Automation and general molecular biology techniques
All experimental procedures were carried out using a TECAN Freedom Evo II liquid handling workstation. The only procedures performed by hand were colony picking and insert DNA purification with the Qiagen Minelute reaction cleanup kit which are, however, both automatable (Reference [9], Qiacube from Qiagen).
The basic techniques applied for construction of the vectors (not described in detail) are from the Molecular Cloning Handbook [8]. DNA fragments were analyzed by fast agarose gel electrophoresis [10, 11]. DNA restriction or modification enzymes were from Fermentas (Vilnius, Lithuania) or New England Biolabs (Ipswich, MA, USA). For colony-PCR the Go-Taq Mastermix from Promega (Madison, WI, USA) was used. Cells were spread on agar plates by shaking on the TECAN workstation. Two colonies per target were picked and inoculated into 3 mL of 2xTY media with antibiotics. The cells were grown overnight at 37°C and spun down at 1900 rpm for 10 min. The plasmids were prepared on our TECAN workstation using the NucleoSpin Robot 96 Plasmid Kit. The plasmid was eluted with 200 μL of elution buffer and the yield was quantified by UV absorption.
Protein expression
All methods were carried out based on standard protocols [8] and are briefly described: The expression plasmids were transformed into E. coli expression strains (BL21(DE3) for EB1, Clip170-CapGly, TTL, CLIP170-full, PKNG and Acella for AAV2-VP3, respectively) and selected on LB-agar plates with antibiotics. Pre-cultures were grown over night at 30°C in deep 24-well blocks inoculating 4 mL LB. Expression cultures were started the next day by adding 200 μL pre-culture to 4 mL LB media. The cultures were grown at 37°C until the OD600 reached 0.4 and then moved to a 20°C incubator. The expression was induced 30 min later with 1 mM IPTG for Clip170-CapGly, EB1, CLIP170, VP3 and TTL or 0.1 mM IPTG for PKNG. The cells were harvested after overnight growth at 20°C.

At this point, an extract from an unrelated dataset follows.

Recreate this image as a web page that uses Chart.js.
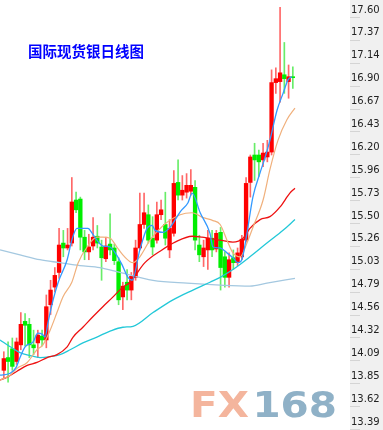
<!DOCTYPE html>
<html>
<head>
<meta charset="utf-8">
<script src="https://cdn.jsdelivr.net/npm/chart.js@4.4.0/dist/chart.umd.min.js"></script>
<style>
    html, body { margin: 0; padding: 0; background: #fff; }
</style>
</head>
<body>
<canvas id="kline" width="383" height="430"></canvas>
<script>
const chartTitle = '国际现货银日线图';

// right axis labels, top to bottom
const tickLabels = ['17.60', '17.37', '17.14', '16.90', '16.67', '16.43', '16.20', '15.96', '15.73', '15.50',
    '15.26', '15.03', '14.79', '14.56', '14.32', '14.09', '13.85', '13.62', '13.39'];

// daily candles, oldest first
const openP = [14.00, 14.13, 14.22, 14.09, 14.26, 14.50, 14.47, 14.26, 14.28, 14.35,
    14.31, 14.67, 14.85, 15.00, 15.30, 15.25, 15.30, 15.74, 15.75, 15.36,
    15.21, 15.27, 15.37, 15.26, 15.14, 15.29, 15.25, 15.11, 14.75, 14.90,
    14.82, 14.95, 15.25, 15.49, 15.59, 15.35, 15.33, 15.59, 15.49, 15.23,
    15.40, 15.92, 15.79, 15.82, 15.83, 15.87, 15.28, 15.16, 15.23, 15.35,
    15.24, 15.41, 15.16, 14.95, 15.15, 15.10, 15.16, 15.33, 15.92, 16.20,
    16.20, 16.15, 16.18, 16.23, 16.94, 16.95, 17.02, 16.95, 17.00];
const highP = [14.19, 14.29, 14.33, 14.33, 14.59, 14.58, 14.53, 14.41, 14.41, 14.41,
    14.77, 14.92, 15.05, 15.45, 15.43, 15.45, 15.97, 15.82, 15.77, 15.43,
    15.39, 15.56, 15.48, 15.33, 15.36, 15.60, 15.29, 15.15, 14.90, 15.03,
    15.00, 15.33, 15.81, 15.81, 15.69, 15.57, 15.72, 15.74, 15.82, 15.54,
    16.04, 16.15, 15.99, 16.01, 16.05, 15.94, 15.38, 15.33, 15.43, 15.43,
    15.43, 15.46, 15.21, 15.20, 15.23, 15.25, 15.38, 15.97, 16.20, 16.32,
    16.25, 16.32, 16.35, 17.07, 17.09, 17.71, 17.35, 17.12, 17.10];
const lowP = [13.92, 13.88, 14.00, 14.06, 14.21, 14.25, 14.13, 14.16, 14.13, 14.25,
    14.23, 14.57, 14.80, 14.94, 15.16, 15.23, 15.27, 15.61, 15.23, 15.13,
    15.13, 15.23, 15.25, 14.92, 15.11, 15.18, 15.08, 14.67, 14.62, 14.72,
    14.72, 14.92, 15.23, 15.45, 15.30, 15.18, 15.30, 15.54, 15.28, 15.15,
    15.37, 15.74, 15.74, 15.76, 15.79, 15.23, 15.11, 15.06, 15.03, 15.16,
    15.21, 14.82, 14.85, 14.85, 15.03, 15.07, 15.13, 15.31, 15.77, 15.94,
    15.98, 16.08, 16.13, 16.20, 16.83, 16.74, 16.83, 16.78, 16.88];
const closeP = [14.12, 14.09, 14.04, 14.29, 14.47, 14.46, 14.26, 14.23, 14.36, 14.31,
    14.65, 14.82, 14.97, 15.28, 15.25, 15.28, 15.72, 15.64, 15.36, 15.21,
    15.26, 15.36, 15.30, 15.15, 15.27, 15.23, 15.12, 14.72, 14.86, 14.82,
    14.96, 15.25, 15.49, 15.61, 15.33, 15.26, 15.59, 15.64, 15.35, 15.45,
    15.91, 15.79, 15.84, 15.89, 15.89, 15.33, 15.18, 15.25, 15.35, 15.23,
    15.40, 15.05, 14.95, 15.13, 15.10, 15.20, 15.34, 15.91, 16.18, 16.15,
    16.13, 16.22, 16.23, 16.94, 16.98, 17.04, 16.98, 17.00, 16.99];

// moving averages: [candle position, price]
const ma5 = [[-0.9, 13.95], [1.5, 13.97], [2.9, 14.03], [3.8, 14.13], [5.0, 14.24], [6.9, 14.29], [8.0, 14.38],
    [9.0, 14.37], [9.7, 14.34], [10.4, 14.49], [11.6, 14.72], [12.8, 14.90], [14.9, 15.13], [16.0, 15.33],
    [17.2, 15.45], [19.8, 15.45], [20.8, 15.40], [21.9, 15.33], [23.3, 15.27], [25.0, 15.26], [26.2, 15.20],
    [27.8, 15.08], [29.2, 14.95], [30.2, 14.92], [32.0, 15.23], [33.7, 15.45], [34.9, 15.48], [35.6, 15.43],
    [37.5, 15.41], [39.1, 15.46], [41.5, 15.62], [43.3, 15.71], [44.3, 15.81], [46.2, 15.61], [48.5, 15.40],
    [49.2, 15.26], [50.9, 15.25], [52.5, 15.20], [53.9, 15.15], [55.1, 15.10], [56.0, 15.13], [57.2, 15.40],
    [58.6, 15.77], [60.3, 16.02], [61.5, 16.18], [62.6, 16.35], [64.3, 16.66], [65.7, 16.83], [66.9, 16.97],
    [67.8, 17.00]];
const ma10 = [[-0.9, 13.90], [1.5, 13.95], [3.1, 14.02], [5.5, 14.08], [7.8, 14.21], [9.2, 14.26], [10.9, 14.41],
    [12.5, 14.59], [13.9, 14.75], [16.0, 14.90], [17.5, 15.10], [19.6, 15.26], [21.9, 15.36], [23.3, 15.36],
    [25.0, 15.35], [26.6, 15.26], [28.0, 15.18], [29.7, 15.11], [30.4, 15.10], [32.0, 15.16], [34.4, 15.33],
    [37.5, 15.48], [41.5, 15.59], [44.3, 15.61], [46.9, 15.56], [49.2, 15.53], [50.9, 15.49], [52.5, 15.33],
    [53.9, 15.20], [55.6, 15.16], [57.2, 15.30], [58.6, 15.46], [61.0, 15.74], [62.6, 16.05], [64.5, 16.35],
    [66.6, 16.56], [68.5, 16.68]];
const ma20 = [[-0.9, 13.90], [0.8, 13.93], [3.1, 13.99], [5.5, 14.05], [7.8, 14.08], [10.2, 14.13], [12.5, 14.16],
    [14.9, 14.24], [16.3, 14.34], [18.6, 14.44], [21.0, 14.55], [23.3, 14.65], [25.7, 14.75], [28.0, 14.85],
    [29.7, 14.90], [33.2, 15.10], [37.2, 15.23], [40.3, 15.31], [44.3, 15.37], [46.6, 15.36], [50.9, 15.33],
    [53.9, 15.31], [56.3, 15.35], [57.9, 15.45], [60.3, 15.54], [62.6, 15.57], [65.0, 15.67], [67.3, 15.81],
    [68.5, 15.86]];
const ma60 = [[-0.9, 14.31], [1.5, 14.24], [3.8, 14.18], [6.2, 14.15], [8.5, 14.13], [10.9, 14.14], [13.2, 14.16],
    [15.6, 14.21], [18.6, 14.28], [21.9, 14.34], [25.0, 14.40], [28.0, 14.44], [30.4, 14.45], [35.1, 14.59],
    [39.8, 14.72], [44.5, 14.82], [48.5, 14.90], [50.9, 14.95], [53.9, 15.03], [57.9, 15.16], [61.9, 15.30],
    [65.7, 15.43], [68.5, 15.54]];
const ma120 = [[-0.9, 15.23], [3.8, 15.18], [8.5, 15.13], [13.2, 15.10], [17.9, 15.07], [22.6, 15.05], [27.3, 15.00],
    [35.1, 14.92], [43.1, 14.89], [50.9, 14.87], [57.9, 14.86], [61.9, 14.89], [68.5, 14.94]];

const upColor = '#ff0000';
const downColor = '#00ee00';

const yMin = 13.39;
const yMax = 17.784;
const tickStep = (17.60 - 13.39) / (tickLabels.length - 1);

const isUp = closeP.map((c, i) => c >= openP[i]);
const toPts = arr => arr.map(p => ({ x: p[0], y: p[1] }));

const lineSet = (data, color, width) => ({
    type: 'line',
    data: toPts(data),
    borderColor: color,
    borderWidth: width,
    pointRadius: 0,
    fill: false,
    cubicInterpolationMode: 'monotone',
    order: 0
});

const decorPlugin = {
    id: 'decor',
    beforeDraw(chart) {
        const { ctx, chartArea, scales } = chart;
        ctx.save();
        ctx.fillStyle = '#ffffff';
        ctx.fillRect(0, 0, chart.width, chart.height);
        ctx.fillStyle = '#f0f0f0';
        ctx.fillRect(chartArea.right, 0, chart.width - chartArea.right, chart.height);
        // short tick marks inside the axis panel
        ctx.fillStyle = '#d4d4d4';
        scales.y.ticks.forEach(t => {
            const py = Math.round(scales.y.getPixelForValue(t.value)) - 1;
            ctx.fillRect(chartArea.right, py, 10, 1);
        });
        ctx.restore();
    },
    beforeDatasetsDraw(chart) {
        const { ctx } = chart;
        ctx.save();
        // title
        ctx.fillStyle = '#0000ff';
        ctx.font = 'bold 14.5px "Noto Sans CJK SC"';
        ctx.textBaseline = 'middle';
        ctx.fillText(chartTitle, 28, 51);
        // watermark
        ctx.font = 'bold 35px "DejaVu Sans"';
        ctx.textBaseline = 'alphabetic';
        const w1 = ctx.measureText('FX').width;
        const w2 = ctx.measureText('168').width;
        const sx = 147 / (w1 + w2 + 3);
        ctx.translate(190, 417);
        ctx.scale(sx, 1);
        ctx.fillStyle = '#f4b59d';
        ctx.fillText('FX', 0, 0);
        ctx.fillStyle = '#8fb1c7';
        ctx.fillText('168', w1 + 3, 0);
        ctx.restore();
    }
};

new Chart(document.getElementById('kline'), {
    type: 'bar',
    data: {
        datasets: [
            lineSet(ma5, '#3399ff', 1.3),
            lineSet(ma10, '#f0b07c', 1.2),
            lineSet(ma20, '#ee1111', 1.3),
            lineSet(ma60, '#22c8d8', 1.3),
            lineSet(ma120, '#a4c8e0', 1.3),
            {
                type: 'bar',
                data: openP.map((o, i) => ({ x: i, y: [o, closeP[i]] })),
                backgroundColor: isUp.map(u => u ? upColor : downColor),
                barThickness: 3.7,
                minBarLength: 1,
                grouped: false,
                order: 1
            },
            {
                type: 'bar',
                data: openP.map((o, i) => ({ x: i, y: [lowP[i], highP[i]] })),
                backgroundColor: isUp.map(u => u ? 'rgba(255,40,40,0.7)' : 'rgba(40,230,40,0.7)'),
                barThickness: 1,
                grouped: false,
                order: 2
            }
        ]
    },
    options: {
        responsive: false,
        animation: false,
        layout: { padding: 0 },
        scales: {
            x: {
                type: 'linear',
                min: -0.9,
                max: 81.45,
                offset: false,
                display: false
            },
            y: {
                position: 'right',
                min: yMin,
                max: yMax,
                afterBuildTicks: s => {
                    s.ticks = tickLabels.map((_, k) => ({ value: 13.39 + k * tickStep }));
                },
                afterFit: s => {
                    s.width = 33;
                    s.paddingTop = 0;
                    s.paddingBottom = 0;
                },
                grid: { display: false, drawTicks: false, tickLength: 0 },
                border: { display: false },
                ticks: {
                    autoSkip: false,
                    padding: 1,
                    labelOffset: -8,
                    color: '#222',
                    font: { family: 'DejaVu Sans', size: 10 },
                    callback: (v, idx) => tickLabels[tickLabels.length - 1 - idx]
                }
            }
        },
        plugins: {
            legend: { display: false },
            tooltip: { enabled: false }
        }
    },
    plugins: [decorPlugin]
});
</script>
</body>
</html>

The 4 mL cultures were pelleted and resuspended into 1 mL lysis buffer (50 mM HEPES pH8, 500 mM NaCl, 10% glycerol, 10 mM imidazole). The cells were lysed by sonication. The cell extracts were centrifuged for 10 min at 15,000 × g at 4°C. The soluble fractions were loaded onto 400 μL NiNTA IMAC resin (Ni SepharoseTM High Performance, GE Healthcare) in a 96 well filter plate (Novagen) pre-equilibrated with HEPES pH8, 500 mM NaCl, 10% glycerol, 10 mM imidazole. The beads were washed 3 times with 1 mL of the above buffer and the proteins eluted with 200 μL 50 mM HEPES pH8, 500 mM NaCl, 10% glycerol, 500 mM imidazole. The purified proteins were analysed by SDS-PAGE and Western blotting with anti-penta His antibodies (Qiagen).